Üçüncü derse gelince durdum ve böyle yazınca sanki sıralıyormuşum gibi yazdığımı düşündüm. Oysa sırası yok ve olmamalı da. Şimdiki ders belki de yaşamda en değer verdiğim şey benim için, “Diğerkâmlık Dersi” ya da “Özgecilik Dersi”. İnsanı bencillikten önleyen, aşırı bencillikten alıkoyan bir ders ki Ariflerin Menkıbeleri ya da o minvaldeki tüm kıssalar, meseller, hikâyeler, kitaplar da bunun üzerine kuruludur. İnsanın geçiciliğini kavrama yolculuğunda da ilk durak budur. Metin Altıok’un dizeleri de bunu duyurur: “Bazen düşünür müsün sen de / başka bir şeymiş gibi kendini?” Düşünelim diyedir. Önceliği vermek, önce ben dememek, deniz yolculuklarında tehlike ânında “önce kadınlar ve çocuklar” diyen terbiyeye uygun davranmak. Yaşam yolculuğunda bunu genelleştirmek, çoğaltmak, yaygınlaştırmak, kendini başkasının yerine koymak ve o başkasının sen olduğunu düşünmek, böylece sakinleşmek, iyileşmek, benliğinden vazgeçmek. Bencillik azaltır, vazgeçmek çoğaltır. Ötekini anlamayı, kendini onun yerine koymayı kolaylaştırır, inat ve ısrar diye çoğu kez kararlılık olarak yansıtılan, oysa korkunun, düşmanlığın ayak diremesinden başka bir şey olmayan savunmayı da kırar. Sınırların açılması, duvarların yıkılması gibi iyi şeylere yol açar. En azından “antroposantrik”, yani insanmerkezli düşünme biçiminde çatlağa yol açar ki bunun bir adım sonrası da “antropomorfizm”dir, yani “insani” diye gördüğümüz niteliklerle başka birisi, başka bir şey olmanın da kapısını aralamış oluruz. İnsana tapınmamanın yolu insanmerkezli düşünceden vazgeçmekle başlar. “Önce can sonra canan” biçiminde çokça dile getirilen ve gerekliliği neredeyse tartışmasız kabul edilen pek uyaklı pek şirin gözüken düşünceyi de “önce canan sonra can” olarak değiştirip okumak da mümkün olacaktır böylece.  

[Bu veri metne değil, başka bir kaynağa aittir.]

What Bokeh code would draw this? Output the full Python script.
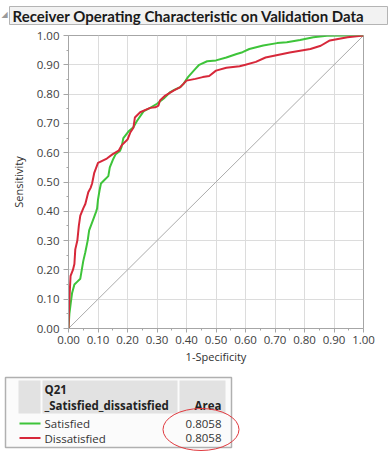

Dördüncü ders, hayvan dersini ayrı bir yazıda işleyeceğimizi belirtmeyi unutmadan,  

“İncelik Dersi” olsun. “Adab-ı Muaşeret” ya da yeni adıyla “Görgü Kuralları” Dersini işlemiştik, o derste de bir miktar değinmiş olabiliriz ama incelik başlıbaşına ve her gün, tıpkı vitamin gibi, almamız gereken bir ders. Günaydın deyip başlanması gereken. İncelik insanın yalnızca kendi gününü değil başkalarının gününü de aydınlatan, güzelleştiren güzel işlerdendir çünkü. İncelik selamla başlar, hal hatır sormakla, gülümsemekle. Dünyaya da göz aydınlığı dilemek gerekir. Öyle ya hepimiz onun evinde oturuyoruz. Bakmayın ev sahibine bu kadar işkence edip acı çektirdiğimize, o sık sık şurda burda bunun hesabını soruyor herkese! İnceliği yalnızca sevdiğimiz ya da bizi sevmesini istediğimiz insanlara gösterirsek, bu gösteriş olur doğrusu! Bunu hiç beklemeyenlere de, tanımadıklarımıza, yüzünü belki bir daha görmeyeceklerimize ve elbette ağaçlara, sulara, çiçeklere, hayvanlara, evlere, yollara da göstermemiz gerek. 

Ben de almak istediğim dersler diye başlamamışım gibi vermek istediğim derslere çevirdim yazıyı! Gevezeliğimden de hepsini yazamadım, üçü de başka derse kalsın artık! 

ANA DÜŞÜNCE Hayat okulsa, ders de sokaktadır. 

YARDIMCI KİTAP Paradoks Diyalektika: Derdini Anlatamayanlar İçin Ansiklopedi, Haydar Ergülen, KırmızıKedi Y.